*Direction*. All of the listing below must be repeated word for word. Pictures are the only thing to omit.

****************

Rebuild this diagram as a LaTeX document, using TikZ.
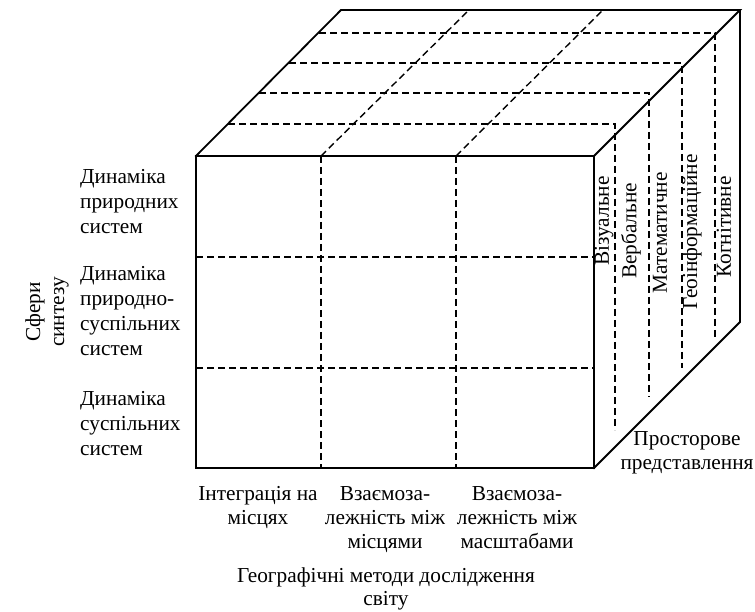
\documentclass[tikz,border=0pt]{standalone}
\usepackage{fontspec}
\setmainfont{Liberation Serif}
\begin{document}
\begin{tikzpicture}[x=1pt,y=-1pt,
  edge/.style={line width=1.8pt, line join=miter, line cap=rect},
  grid/.style={line width=1.4pt, dash pattern=on 7pt off 4pt},
  lbl/.style={font=\fontsize{21.3}{24}\selectfont, inner sep=0pt, align=center},
  rowlbl/.style={font=\fontsize{21.3}{25}\selectfont, inner sep=0pt, align=left, anchor=north west},
  ]
\useasboundingbox (0,0) rectangle (755,612);
% cube corners
\coordinate (A) at (196,156);
\coordinate (B) at (594,156);
\coordinate (C) at (594,468);
\coordinate (D) at (196,468);
\coordinate (E) at (341,10);
\coordinate (F) at (740,10);
\coordinate (G) at (740,322);
% front grid
\draw[grid] (321,156) -- (321,468);
\draw[grid] (456,156) -- (456,468);
\draw[grid] (196,257) -- (594,257);
\draw[grid] (196,368) -- (594,368);
% top grid
\draw[grid] (321,156) -- (469,10);
\draw[grid] (456,156) -- (603,10);
\draw[grid] (228,124) -- (615,124) -- (615,430);
\draw[grid] (259,93) -- (649,93) -- (649,397);
\draw[grid] (289,63) -- (682,63) -- (682,368);
\draw[grid] (319,33) -- (715,33) -- (715,338);
% outline
\draw[edge] (A) rectangle (C);
\draw[edge] (A) -- (E) -- (F) -- (B);
\draw[edge] (F) -- (G) -- (C);
% labels
\node[lbl, rotate=90] (sfery) at (47,312) {Сфери\\синтезу};
\node[rowlbl] (r1) at (80,169) {Динаміка\\природних\\систем};
\node[rowlbl] (r2) at (80,266) {Динаміка\\природно-\\суспільних\\систем};
\node[rowlbl] (r3) at (80,391) {Динаміка\\суспільних\\систем};
\node[lbl, anchor=north] (c1) at (258,486) {Інтеграція на\\місцях};
\node[lbl, anchor=north] (c2) at (385,486) {Взаємоза-\\лежність між\\місцями};
\node[lbl, anchor=north] (c3) at (517,486) {Взаємоза-\\лежність між\\масштабами};
\node[lbl, anchor=north, font=\fontsize{21.3}{23}\selectfont] (axis) at (386,568) {Географічні методи дослідження\\світу};
\node[lbl, anchor=north] (prost) at (687,431) {Просторове\\представлення};
\node[lbl, rotate=90] (v1) at (604,221) {Візуальне};
\node[lbl, rotate=90] (v2) at (631,231) {Вербальне};
\node[lbl, rotate=90] (v3) at (660,233) {Математичне};
\node[lbl, rotate=90] (v4) at (692,232) {Геоінформаційне};
\node[lbl, rotate=90] (v5) at (724,227) {Когнітивне};
\end{tikzpicture}
\end{document}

****************

*Answer below*.
Rebuild this diagram as a LaTeX document, using TikZ.
\documentclass[tikz,border=0pt]{standalone}
\usepackage{fontspec}
\setmainfont{Liberation Serif}
\begin{document}
\begin{tikzpicture}[x=1pt,y=-1pt,
  edge/.style={line width=1.8pt, line join=miter, line cap=rect},
  grid/.style={line width=1.4pt, dash pattern=on 7pt off 4pt},
  lbl/.style={font=\fontsize{21.3}{24}\selectfont, inner sep=0pt, align=center},
  rowlbl/.style={font=\fontsize{21.3}{25}\selectfont, inner sep=0pt, align=left, anchor=north west},
  ]
\useasboundingbox (0,0) rectangle (755,612);
% cube corners
\coordinate (A) at (196,156);
\coordinate (B) at (594,156);
\coordinate (C) at (594,468);
\coordinate (D) at (196,468);
\coordinate (E) at (341,10);
\coordinate (F) at (740,10);
\coordinate (G) at (740,322);
% front grid
\draw[grid] (321,156) -- (321,468);
\draw[grid] (456,156) -- (456,468);
\draw[grid] (196,257) -- (594,257);
\draw[grid] (196,368) -- (594,368);
% top grid
\draw[grid] (321,156) -- (469,10);
\draw[grid] (456,156) -- (603,10);
\draw[grid] (228,124) -- (615,124) -- (615,430);
\draw[grid] (259,93) -- (649,93) -- (649,397);
\draw[grid] (289,63) -- (682,63) -- (682,368);
\draw[grid] (319,33) -- (715,33) -- (715,338);
% outline
\draw[edge] (A) rectangle (C);
\draw[edge] (A) -- (E) -- (F) -- (B);
\draw[edge] (F) -- (G) -- (C);
% labels
\node[lbl, rotate=90] (sfery) at (47,312) {Сфери\\синтезу};
\node[rowlbl] (r1) at (80,169) {Динаміка\\природних\\систем};
\node[rowlbl] (r2) at (80,266) {Динаміка\\природно-\\суспільних\\систем};
\node[rowlbl] (r3) at (80,391) {Динаміка\\суспільних\\систем};
\node[lbl, anchor=north] (c1) at (258,486) {Інтеграція на\\місцях};
\node[lbl, anchor=north] (c2) at (385,486) {Взаємоза-\\лежність між\\місцями};
\node[lbl, anchor=north] (c3) at (517,486) {Взаємоза-\\лежність між\\масштабами};
\node[lbl, anchor=north, font=\fontsize{21.3}{23}\selectfont] (axis) at (386,568) {Географічні методи дослідження\\світу};
\node[lbl, anchor=north] (prost) at (687,431) {Просторове\\представлення};
\node[lbl, rotate=90] (v1) at (604,221) {Візуальне};
\node[lbl, rotate=90] (v2) at (631,231) {Вербальне};
\node[lbl, rotate=90] (v3) at (660,233) {Математичне};
\node[lbl, rotate=90] (v4) at (692,232) {Геоінформаційне};
\node[lbl, rotate=90] (v5) at (724,227) {Когнітивне};
\end{tikzpicture}
\end{document}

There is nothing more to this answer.